TO DO: For this exercise, repeat all of the material verbatim apart from its images.

DATASET CONTENT:
↓↓↓

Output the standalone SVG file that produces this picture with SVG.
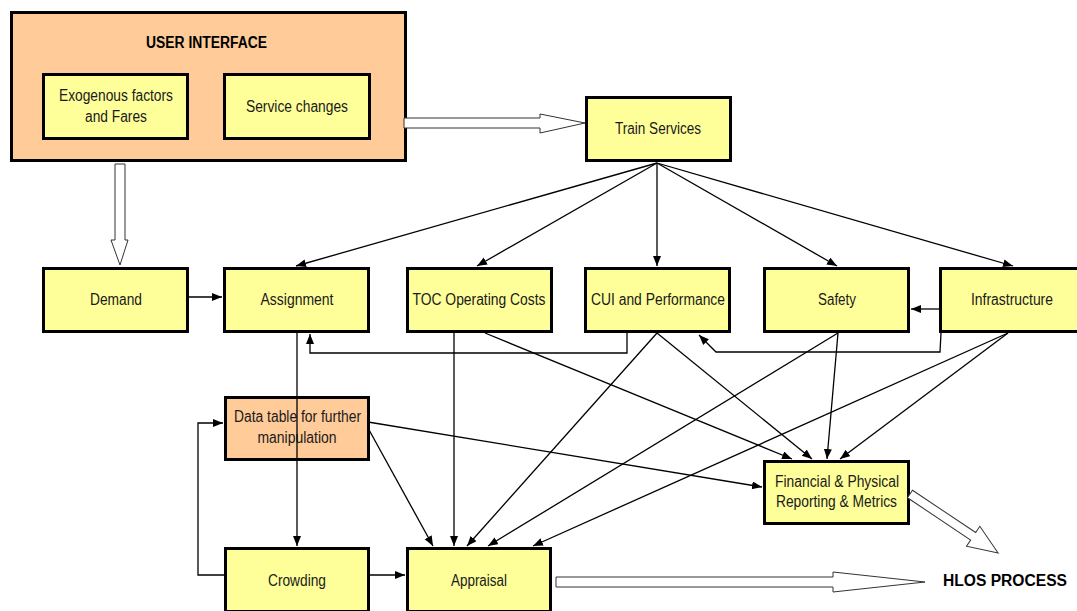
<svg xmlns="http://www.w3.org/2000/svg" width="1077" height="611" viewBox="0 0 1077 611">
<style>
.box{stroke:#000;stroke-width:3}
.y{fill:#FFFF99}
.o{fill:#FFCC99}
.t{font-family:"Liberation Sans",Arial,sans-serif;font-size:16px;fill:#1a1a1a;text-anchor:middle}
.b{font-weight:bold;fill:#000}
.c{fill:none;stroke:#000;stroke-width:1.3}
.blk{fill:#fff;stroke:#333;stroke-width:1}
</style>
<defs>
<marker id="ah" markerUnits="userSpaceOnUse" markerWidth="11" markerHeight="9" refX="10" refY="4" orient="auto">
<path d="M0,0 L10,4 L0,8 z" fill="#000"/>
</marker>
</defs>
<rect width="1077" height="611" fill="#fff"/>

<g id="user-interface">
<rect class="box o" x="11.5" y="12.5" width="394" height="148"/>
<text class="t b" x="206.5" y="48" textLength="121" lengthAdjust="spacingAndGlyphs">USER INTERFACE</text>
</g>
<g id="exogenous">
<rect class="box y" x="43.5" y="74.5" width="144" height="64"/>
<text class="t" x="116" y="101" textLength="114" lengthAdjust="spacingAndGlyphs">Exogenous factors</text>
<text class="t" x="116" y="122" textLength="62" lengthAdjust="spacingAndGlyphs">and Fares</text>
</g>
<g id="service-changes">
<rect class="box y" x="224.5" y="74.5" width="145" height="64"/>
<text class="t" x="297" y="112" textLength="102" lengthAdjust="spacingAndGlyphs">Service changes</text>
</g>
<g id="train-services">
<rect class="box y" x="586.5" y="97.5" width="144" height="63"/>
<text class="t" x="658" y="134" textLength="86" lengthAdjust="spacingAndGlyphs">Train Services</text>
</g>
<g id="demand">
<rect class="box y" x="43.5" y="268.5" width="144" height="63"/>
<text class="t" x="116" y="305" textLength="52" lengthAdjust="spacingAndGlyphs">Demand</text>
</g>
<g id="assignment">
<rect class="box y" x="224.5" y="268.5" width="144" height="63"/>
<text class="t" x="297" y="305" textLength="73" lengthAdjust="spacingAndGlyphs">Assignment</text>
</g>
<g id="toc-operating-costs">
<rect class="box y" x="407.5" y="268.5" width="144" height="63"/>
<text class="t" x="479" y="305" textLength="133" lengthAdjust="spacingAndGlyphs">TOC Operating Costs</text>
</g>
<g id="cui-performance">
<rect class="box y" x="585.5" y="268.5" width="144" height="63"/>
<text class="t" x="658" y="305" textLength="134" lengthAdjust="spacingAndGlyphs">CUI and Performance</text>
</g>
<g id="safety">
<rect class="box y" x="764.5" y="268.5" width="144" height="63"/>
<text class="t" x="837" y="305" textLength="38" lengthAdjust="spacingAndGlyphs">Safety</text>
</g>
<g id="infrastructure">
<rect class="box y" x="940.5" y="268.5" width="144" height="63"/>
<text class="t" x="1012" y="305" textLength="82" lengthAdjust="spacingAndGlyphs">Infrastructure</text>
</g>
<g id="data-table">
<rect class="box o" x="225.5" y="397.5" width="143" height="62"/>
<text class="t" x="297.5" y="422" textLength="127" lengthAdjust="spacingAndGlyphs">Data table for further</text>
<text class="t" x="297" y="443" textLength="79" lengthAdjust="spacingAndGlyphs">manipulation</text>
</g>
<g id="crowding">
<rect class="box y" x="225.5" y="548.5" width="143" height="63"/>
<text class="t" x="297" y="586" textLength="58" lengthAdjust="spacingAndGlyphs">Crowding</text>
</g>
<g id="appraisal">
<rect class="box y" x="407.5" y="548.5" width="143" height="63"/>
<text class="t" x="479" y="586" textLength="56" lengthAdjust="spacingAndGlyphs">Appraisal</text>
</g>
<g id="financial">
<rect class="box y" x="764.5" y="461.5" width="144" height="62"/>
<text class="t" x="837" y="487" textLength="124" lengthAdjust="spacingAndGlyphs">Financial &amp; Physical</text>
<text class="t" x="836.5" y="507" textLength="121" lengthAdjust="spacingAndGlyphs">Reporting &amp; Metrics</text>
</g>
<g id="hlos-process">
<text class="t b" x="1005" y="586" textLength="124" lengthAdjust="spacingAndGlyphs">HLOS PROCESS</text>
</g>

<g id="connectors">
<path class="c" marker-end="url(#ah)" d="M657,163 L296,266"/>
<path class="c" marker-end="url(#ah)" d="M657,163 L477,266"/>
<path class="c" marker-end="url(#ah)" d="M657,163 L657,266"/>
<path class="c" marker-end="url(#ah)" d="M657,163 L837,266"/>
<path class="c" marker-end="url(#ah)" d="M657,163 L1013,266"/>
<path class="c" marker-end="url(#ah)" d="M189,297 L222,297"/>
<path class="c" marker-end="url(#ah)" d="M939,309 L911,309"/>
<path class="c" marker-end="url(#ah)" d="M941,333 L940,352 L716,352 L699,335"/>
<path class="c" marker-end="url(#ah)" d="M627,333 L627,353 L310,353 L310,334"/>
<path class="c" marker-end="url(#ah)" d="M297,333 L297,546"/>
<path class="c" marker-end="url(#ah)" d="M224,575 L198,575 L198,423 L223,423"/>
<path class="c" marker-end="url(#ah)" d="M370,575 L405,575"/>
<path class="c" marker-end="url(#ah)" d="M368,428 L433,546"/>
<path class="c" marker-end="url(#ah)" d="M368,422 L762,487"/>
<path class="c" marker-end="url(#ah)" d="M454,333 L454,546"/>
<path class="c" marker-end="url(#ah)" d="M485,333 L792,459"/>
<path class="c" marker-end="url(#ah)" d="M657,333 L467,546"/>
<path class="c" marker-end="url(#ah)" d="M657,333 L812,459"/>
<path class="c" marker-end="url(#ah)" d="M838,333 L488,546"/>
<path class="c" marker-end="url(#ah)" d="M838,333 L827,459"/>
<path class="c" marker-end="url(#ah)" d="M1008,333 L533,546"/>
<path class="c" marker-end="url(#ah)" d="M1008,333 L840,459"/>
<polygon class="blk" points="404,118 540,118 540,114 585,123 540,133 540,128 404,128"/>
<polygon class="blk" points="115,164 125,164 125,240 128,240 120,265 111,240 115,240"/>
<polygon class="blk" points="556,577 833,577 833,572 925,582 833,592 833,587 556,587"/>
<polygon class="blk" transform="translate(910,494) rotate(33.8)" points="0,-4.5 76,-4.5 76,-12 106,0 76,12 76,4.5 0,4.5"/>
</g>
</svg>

↑↑↑

EXPECTED OUTPUT:
Output the standalone SVG file that produces this picture with SVG.
<svg xmlns="http://www.w3.org/2000/svg" width="1077" height="611" viewBox="0 0 1077 611">
<style>
.box{stroke:#000;stroke-width:3}
.y{fill:#FFFF99}
.o{fill:#FFCC99}
.t{font-family:"Liberation Sans",Arial,sans-serif;font-size:16px;fill:#1a1a1a;text-anchor:middle}
.b{font-weight:bold;fill:#000}
.c{fill:none;stroke:#000;stroke-width:1.3}
.blk{fill:#fff;stroke:#333;stroke-width:1}
</style>
<defs>
<marker id="ah" markerUnits="userSpaceOnUse" markerWidth="11" markerHeight="9" refX="10" refY="4" orient="auto">
<path d="M0,0 L10,4 L0,8 z" fill="#000"/>
</marker>
</defs>
<rect width="1077" height="611" fill="#fff"/>

<g id="user-interface">
<rect class="box o" x="11.5" y="12.5" width="394" height="148"/>
<text class="t b" x="206.5" y="48" textLength="121" lengthAdjust="spacingAndGlyphs">USER INTERFACE</text>
</g>
<g id="exogenous">
<rect class="box y" x="43.5" y="74.5" width="144" height="64"/>
<text class="t" x="116" y="101" textLength="114" lengthAdjust="spacingAndGlyphs">Exogenous factors</text>
<text class="t" x="116" y="122" textLength="62" lengthAdjust="spacingAndGlyphs">and Fares</text>
</g>
<g id="service-changes">
<rect class="box y" x="224.5" y="74.5" width="145" height="64"/>
<text class="t" x="297" y="112" textLength="102" lengthAdjust="spacingAndGlyphs">Service changes</text>
</g>
<g id="train-services">
<rect class="box y" x="586.5" y="97.5" width="144" height="63"/>
<text class="t" x="658" y="134" textLength="86" lengthAdjust="spacingAndGlyphs">Train Services</text>
</g>
<g id="demand">
<rect class="box y" x="43.5" y="268.5" width="144" height="63"/>
<text class="t" x="116" y="305" textLength="52" lengthAdjust="spacingAndGlyphs">Demand</text>
</g>
<g id="assignment">
<rect class="box y" x="224.5" y="268.5" width="144" height="63"/>
<text class="t" x="297" y="305" textLength="73" lengthAdjust="spacingAndGlyphs">Assignment</text>
</g>
<g id="toc-operating-costs">
<rect class="box y" x="407.5" y="268.5" width="144" height="63"/>
<text class="t" x="479" y="305" textLength="133" lengthAdjust="spacingAndGlyphs">TOC Operating Costs</text>
</g>
<g id="cui-performance">
<rect class="box y" x="585.5" y="268.5" width="144" height="63"/>
<text class="t" x="658" y="305" textLength="134" lengthAdjust="spacingAndGlyphs">CUI and Performance</text>
</g>
<g id="safety">
<rect class="box y" x="764.5" y="268.5" width="144" height="63"/>
<text class="t" x="837" y="305" textLength="38" lengthAdjust="spacingAndGlyphs">Safety</text>
</g>
<g id="infrastructure">
<rect class="box y" x="940.5" y="268.5" width="144" height="63"/>
<text class="t" x="1012" y="305" textLength="82" lengthAdjust="spacingAndGlyphs">Infrastructure</text>
</g>
<g id="data-table">
<rect class="box o" x="225.5" y="397.5" width="143" height="62"/>
<text class="t" x="297.5" y="422" textLength="127" lengthAdjust="spacingAndGlyphs">Data table for further</text>
<text class="t" x="297" y="443" textLength="79" lengthAdjust="spacingAndGlyphs">manipulation</text>
</g>
<g id="crowding">
<rect class="box y" x="225.5" y="548.5" width="143" height="63"/>
<text class="t" x="297" y="586" textLength="58" lengthAdjust="spacingAndGlyphs">Crowding</text>
</g>
<g id="appraisal">
<rect class="box y" x="407.5" y="548.5" width="143" height="63"/>
<text class="t" x="479" y="586" textLength="56" lengthAdjust="spacingAndGlyphs">Appraisal</text>
</g>
<g id="financial">
<rect class="box y" x="764.5" y="461.5" width="144" height="62"/>
<text class="t" x="837" y="487" textLength="124" lengthAdjust="spacingAndGlyphs">Financial &amp; Physical</text>
<text class="t" x="836.5" y="507" textLength="121" lengthAdjust="spacingAndGlyphs">Reporting &amp; Metrics</text>
</g>
<g id="hlos-process">
<text class="t b" x="1005" y="586" textLength="124" lengthAdjust="spacingAndGlyphs">HLOS PROCESS</text>
</g>

<g id="connectors">
<path class="c" marker-end="url(#ah)" d="M657,163 L296,266"/>
<path class="c" marker-end="url(#ah)" d="M657,163 L477,266"/>
<path class="c" marker-end="url(#ah)" d="M657,163 L657,266"/>
<path class="c" marker-end="url(#ah)" d="M657,163 L837,266"/>
<path class="c" marker-end="url(#ah)" d="M657,163 L1013,266"/>
<path class="c" marker-end="url(#ah)" d="M189,297 L222,297"/>
<path class="c" marker-end="url(#ah)" d="M939,309 L911,309"/>
<path class="c" marker-end="url(#ah)" d="M941,333 L940,352 L716,352 L699,335"/>
<path class="c" marker-end="url(#ah)" d="M627,333 L627,353 L310,353 L310,334"/>
<path class="c" marker-end="url(#ah)" d="M297,333 L297,546"/>
<path class="c" marker-end="url(#ah)" d="M224,575 L198,575 L198,423 L223,423"/>
<path class="c" marker-end="url(#ah)" d="M370,575 L405,575"/>
<path class="c" marker-end="url(#ah)" d="M368,428 L433,546"/>
<path class="c" marker-end="url(#ah)" d="M368,422 L762,487"/>
<path class="c" marker-end="url(#ah)" d="M454,333 L454,546"/>
<path class="c" marker-end="url(#ah)" d="M485,333 L792,459"/>
<path class="c" marker-end="url(#ah)" d="M657,333 L467,546"/>
<path class="c" marker-end="url(#ah)" d="M657,333 L812,459"/>
<path class="c" marker-end="url(#ah)" d="M838,333 L488,546"/>
<path class="c" marker-end="url(#ah)" d="M838,333 L827,459"/>
<path class="c" marker-end="url(#ah)" d="M1008,333 L533,546"/>
<path class="c" marker-end="url(#ah)" d="M1008,333 L840,459"/>
<polygon class="blk" points="404,118 540,118 540,114 585,123 540,133 540,128 404,128"/>
<polygon class="blk" points="115,164 125,164 125,240 128,240 120,265 111,240 115,240"/>
<polygon class="blk" points="556,577 833,577 833,572 925,582 833,592 833,587 556,587"/>
<polygon class="blk" transform="translate(910,494) rotate(33.8)" points="0,-4.5 76,-4.5 76,-12 106,0 76,12 76,4.5 0,4.5"/>
</g>
</svg>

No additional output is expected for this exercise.